Concise revision material for AQA Combined Science (GCSE). Use the diagrams linked below and, if you want printable PDFs, open this page in a browser and use Print → Save as PDF.

Electrolysis

Electrolysis uses electricity to decompose ionic substances. For molten salts: cations move to the cathode (reduced) and anions to the anode (oxidised). For aqueous solutions, H+/OH− must be considered.

Simple labelled diagram of an electrolysis cell with two electrodes in liquid, connected by wires.
Electrolysis cell diagram
Molten ionic compound example: molten NaCl → Na (cathode) and Cl2 (anode). In aqueous solutions, hydrogen may be produced at the cathode if the metal is more reactive than hydrogen.

Aluminium extraction — Hall–Héroult

Aluminium oxide (Al2O3) is dissolved in molten cryolite and electrolysed. Aluminium forms at the cathode, oxygen forms at the anode and reacts with carbon anodes to produce CO/CO2. The process is energy intensive.

Annotated diagram showing the Hall-Héroult cell for aluminium extraction with carbon anode, cathode, and molten mixture.
Hall–Héroult cell — Wikimedia Commons
Industrial safety note: high temperatures and CO/CO2 production — conceptual study only for schools.

Reactivity series & displacement

The reactivity series ranks metals by their tendency to form positive ions.
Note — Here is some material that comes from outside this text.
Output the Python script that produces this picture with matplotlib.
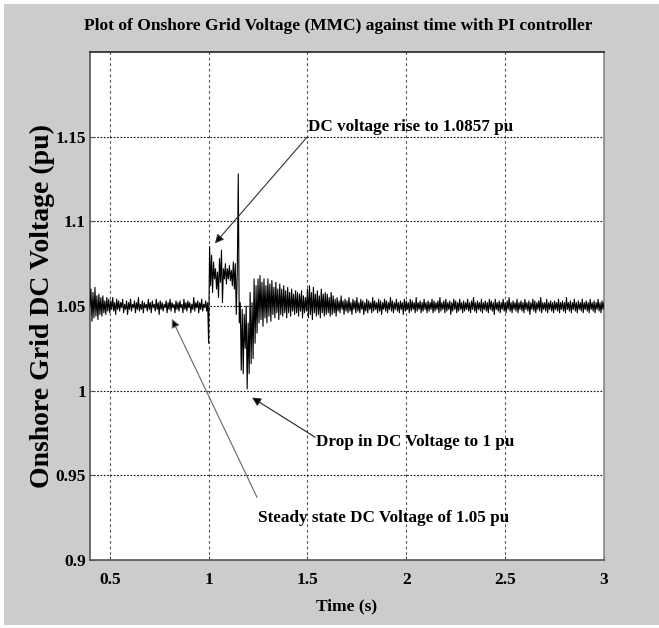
import numpy as np
import matplotlib
matplotlib.use("Agg")
import matplotlib.pyplot as plt
from matplotlib.patches import Rectangle

# ---------------- data ----------------
# pre-fault segment: t = 0.400 .. 0.995, step 0.005
t_pre_start, t_pre_step = 0.40, 0.005
v_pre = [1.050, 1.060, 1.041, 1.058, 1.043, 1.061, 1.044, 1.056, 1.042, 1.057,
         1.045, 1.055, 1.044, 1.056, 1.046, 1.053, 1.045, 1.055, 1.047, 1.054,
         1.046, 1.053, 1.048, 1.055, 1.047, 1.052, 1.045, 1.054, 1.048, 1.053,
         1.047, 1.052, 1.049, 1.054, 1.046, 1.051, 1.048, 1.053, 1.045, 1.052,
         1.048, 1.054, 1.047, 1.051, 1.049, 1.053, 1.046, 1.052, 1.048, 1.055,
         1.047, 1.051, 1.048, 1.053, 1.046, 1.052, 1.049, 1.051, 1.047, 1.054,
         1.048, 1.052, 1.046, 1.053, 1.049, 1.051, 1.047, 1.054, 1.048, 1.052,
         1.045, 1.053, 1.048, 1.052, 1.047, 1.051, 1.049, 1.053, 1.046, 1.052,
         1.048, 1.054, 1.047, 1.052, 1.049, 1.051, 1.046, 1.053, 1.048, 1.052,
         1.047, 1.053, 1.049, 1.051, 1.046, 1.054, 1.048, 1.052, 1.047, 1.053,
         1.049, 1.052, 1.046, 1.051, 1.048, 1.055, 1.047, 1.052, 1.049, 1.053,
         1.046, 1.052, 1.048, 1.054, 1.047, 1.051, 1.049, 1.053, 1.047, 1.052]

# fault / transient segment: t = 1.000 .. 1.495, step 0.005
t_fault_start, t_fault_step = 1.000, 0.005
v_fault = [1.028, 1.085, 1.062, 1.080, 1.058, 1.076, 1.066, 1.072, 1.060, 1.070,
           1.055, 1.078, 1.064, 1.083, 1.052, 1.072, 1.066, 1.075, 1.063, 1.072,
           1.066, 1.074, 1.065, 1.071, 1.062, 1.076, 1.060, 1.075, 1.045, 1.070,
           1.128, 1.040, 1.052, 1.012, 1.048, 1.010, 1.045, 1.025, 1.050, 1.001,
           1.040, 1.010, 1.058, 1.016, 1.052, 1.019, 1.066, 1.028, 1.062, 1.034,
           1.066, 1.040, 1.068, 1.042, 1.064, 1.038, 1.066, 1.043, 1.062, 1.040,
           1.066, 1.044, 1.063, 1.041, 1.065, 1.045, 1.061, 1.043, 1.064, 1.046,
           1.060, 1.042, 1.063, 1.045, 1.060, 1.044, 1.062, 1.046, 1.059, 1.043,
           1.061, 1.046, 1.058, 1.044, 1.060, 1.047, 1.057, 1.045, 1.059, 1.046,
           1.058, 1.044, 1.057, 1.047, 1.059, 1.043, 1.056, 1.046, 1.055, 1.047]

# post-fault steady segment: t = 1.500 .. 3.000, step 0.005
t_post_start, t_post_step = 1.50, 0.005
v_post = [1.060, 1.043, 1.062, 1.045, 1.058, 1.042, 1.061, 1.046, 1.057, 1.044,
          1.059, 1.045, 1.056, 1.043, 1.060, 1.046, 1.057, 1.044, 1.058, 1.045,
          1.057, 1.046, 1.055, 1.044, 1.058, 1.045, 1.056, 1.046, 1.054, 1.044,
          1.055, 1.047, 1.053, 1.046, 1.056, 1.048, 1.053, 1.045, 1.054, 1.047,
          1.053, 1.046, 1.055, 1.047, 1.052, 1.045, 1.054, 1.048, 1.053, 1.046,
          1.055, 1.047, 1.052, 1.046, 1.054, 1.048, 1.053, 1.045, 1.052, 1.047,
          1.054, 1.046, 1.053, 1.048, 1.052, 1.046, 1.055, 1.047, 1.053, 1.048,
          1.052, 1.046, 1.054, 1.047, 1.053, 1.045, 1.052, 1.048, 1.054, 1.047,
          1.053, 1.046, 1.052, 1.048, 1.055, 1.047, 1.053, 1.046, 1.052, 1.048,
          1.054, 1.047, 1.052, 1.046, 1.053, 1.048, 1.052, 1.045, 1.054, 1.047,
          1.053, 1.048, 1.052, 1.046, 1.054, 1.047, 1.053, 1.048, 1.052, 1.046,
          1.055, 1.047, 1.052, 1.048, 1.053, 1.046, 1.052, 1.047, 1.054, 1.048,
          1.052, 1.046, 1.053, 1.047, 1.052, 1.048, 1.054, 1.046, 1.053, 1.047,
          1.052, 1.048, 1.053, 1.046, 1.055, 1.047, 1.052, 1.048, 1.053, 1.046,
          1.054, 1.047, 1.052, 1.048, 1.053, 1.045, 1.052, 1.047, 1.054, 1.048,
          1.053, 1.046, 1.052, 1.047, 1.054, 1.048, 1.052, 1.046, 1.053, 1.047,
          1.052, 1.048, 1.054, 1.047, 1.052, 1.046, 1.053, 1.048, 1.055, 1.047,
          1.052, 1.046, 1.053, 1.048, 1.052, 1.047, 1.054, 1.046, 1.052, 1.048,
          1.053, 1.047, 1.052, 1.046, 1.054, 1.048, 1.053, 1.047, 1.052, 1.045,
          1.054, 1.048, 1.052, 1.047, 1.053, 1.046, 1.052, 1.048, 1.054, 1.047,
          1.052, 1.046, 1.053, 1.048, 1.055, 1.047, 1.052, 1.046, 1.053, 1.048,
          1.052, 1.047, 1.054, 1.046, 1.052, 1.048, 1.053, 1.047, 1.052, 1.046,
          1.054, 1.048, 1.052, 1.047, 1.053, 1.045, 1.052, 1.048, 1.054, 1.047,
          1.053, 1.046, 1.052, 1.048, 1.053, 1.047, 1.055, 1.046, 1.052, 1.048,
          1.052, 1.047, 1.054, 1.046, 1.052, 1.048, 1.053, 1.047, 1.052, 1.046,
          1.053, 1.048, 1.052, 1.047, 1.054, 1.046, 1.052, 1.048, 1.053, 1.047,
          1.052, 1.046, 1.055, 1.048, 1.052, 1.047, 1.053, 1.046, 1.052, 1.048,
          1.054, 1.047, 1.052, 1.046, 1.053, 1.048, 1.052, 1.047, 1.054, 1.046,
          1.052, 1.048, 1.053, 1.047, 1.052, 1.046, 1.054, 1.048, 1.052, 1.047,
          1.053, 1.046, 1.052, 1.048, 1.054, 1.047, 1.052, 1.046, 1.053, 1.048,
          1.052]

x_ticks = [0.5, 1, 1.5, 2, 2.5, 3]
x_tick_labels = ["0.5", "1", "1.5", "2", "2.5", "3"]
y_ticks = [0.9, 0.95, 1.0, 1.05, 1.1, 1.15]
y_tick_labels = ["0.9", "0.95", "1", "1.05", "1.1", "1.15"]

# annotations: (text, text x, text y, arrow tail, arrow head)
ann_rise = ("DC voltage rise to 1.0857 pu", 1.503, 1.1535, (1.50, 1.150), (1.032, 1.087))
ann_drop = ("Drop in DC Voltage to 1 pu", 1.541, 0.9675, (1.539, 0.9725), (1.220, 0.9959))
ann_steady = ("Steady state DC Voltage of 1.05 pu", 1.250, 0.9225, (1.245, 0.937), (0.814, 1.0424))

# ---------------- figure ----------------
SERIF = ["Liberation Serif", "DejaVu Serif"]
fig = plt.figure(figsize=(6.59, 6.28), dpi=100, facecolor="white")
fig.patches.append(Rectangle((4 / 659, 3 / 628), 1 - 4 / 659, 1 - 7 / 628,
                             transform=fig.transFigure, facecolor="#cccccc",
                             edgecolor="none", zorder=-10))

ax = fig.add_axes([90 / 659, 1 - 560 / 628, 514 / 659, 508 / 628])
ax.set_facecolor("white")

t_pre = t_pre_start + t_pre_step * np.arange(len(v_pre))
t_fault = t_fault_start + t_fault_step * np.arange(len(v_fault))
t_post = t_post_start + t_post_step * np.arange(len(v_post))
t_all = np.concatenate([t_pre, t_fault, t_post])
v_all = np.concatenate([v_pre, v_fault, v_post])

ax.plot(t_all, v_all, color="black", lw=0.8, zorder=3)

ax.set_xlim(0.4, 3.0)
ax.set_ylim(0.9, 1.2)
ax.set_xticks(x_ticks)
ax.set_xticklabels(x_tick_labels, fontfamily=SERIF, fontweight="bold", fontsize=12.5)
ax.set_yticks(y_ticks)
ax.set_yticklabels(y_tick_labels, fontfamily=SERIF, fontweight="bold", fontsize=12.5)
ax.tick_params(direction="in", length=3, color="#555555")
ax.tick_params(axis="x", pad=9)
ax.tick_params(axis="y", pad=3)

ax.xaxis.grid(True, color="#555555", linestyle=(0, (2.5, 2.5)), lw=0.8)
ax.yaxis.grid(True, color="#111111", linestyle=(0, (1.5, 1.5)), lw=0.8)
ax.set_axisbelow(True)

for side, col in [("top", "#222222"), ("left", "#555555"),
                  ("bottom", "#555555"), ("right", "#888888")]:
    ax.spines[side].set_color(col)
    ax.spines[side].set_linewidth(1.2)

fig.text(0.513, 1 - 26 / 628, "Plot of Onshore Grid Voltage (MMC) against time with PI controller",
         ha="center", va="center", fontfamily=SERIF, fontweight="bold", fontsize=12.5)
ax.set_xlabel("Time (s)", fontfamily=SERIF, fontweight="bold", fontsize=12.5, labelpad=7)
ax.set_ylabel("Onshore Grid DC Voltage (pu)", fontfamily=SERIF, fontweight="bold",
              fontsize=20, labelpad=0)

arrow_cols = {"rise": "#333333", "drop": "#222222", "steady": "#666666"}
for key, (txt, tx, ty, tail, head) in [("rise", ann_rise), ("drop", ann_drop),
                                        ("steady", ann_steady)]:
    ax.text(tx, ty, txt, ha="left", va="baseline", fontfamily=SERIF,
            fontweight="bold", fontsize=12.3, zorder=5)
    ax.annotate("", xy=head, xytext=tail,
                arrowprops=dict(arrowstyle="-|>", color=arrow_cols[key], lw=0.8,
                                mutation_scale=13, shrinkA=0, shrinkB=0,
                                fc="black", ec=arrow_cols[key]), zorder=4)

fig.savefig("out.png", dpi=100, facecolor=fig.get_facecolor())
More reactive metals will displace less reactive metals from their compounds.

Chart listing metals in order of reactivity from potassium (most reactive) down to gold (least reactive).
Reactivity series — Wikimedia Commons
Example: Zn + CuSO4 → ZnSO4 + Cu (zinc displaces copper).

Acids & alkalis

Key reactions: acid + metal → salt + hydrogen; acid + metal carbonate → salt + water + CO2; neutralisation: H+ + OH− → H2O. Test CO2 with limewater.

Diagram showing an acid and base mixing to produce water and salt in a reaction vessel.
Neutralisation — Wikimedia Commons

Preparing copper(II) sulfate (CuSO4)

Typical method: react copper oxide or carbonate with dilute sulfuric acid, filter off excess solid, gently evaporate and allow to crystallise blue CuSO4·5H2O.

Close-up photo of vibrant blue copper sulfate crystals on a white surface.
Copper(II) sulfate crystals — Wikimedia Commons
Wear goggles and gloves; follow school practical safety procedures.

Quick self-check quiz

  1. During the electrolysis of molten sodium chloride, what is produced at the cathode?
  2. Which gas is formed when an acid reacts with a metal carbonate?
  3. Which metal will displace copper from copper(II) sulfate: magnesium, silver or gold?
  4. In the Hall–Héroult process, what happens to carbon anodes?
  5. Write the products of neutralisation between hydrochloric acid and sodium hydroxide.
Answers
  1. Sodium metal.
  2. Carbon dioxide (CO2).
  3. Magnesium.
  4. They are oxidised to CO/CO2 (consumed).
  5. Sodium chloride and water (NaCl + H2O).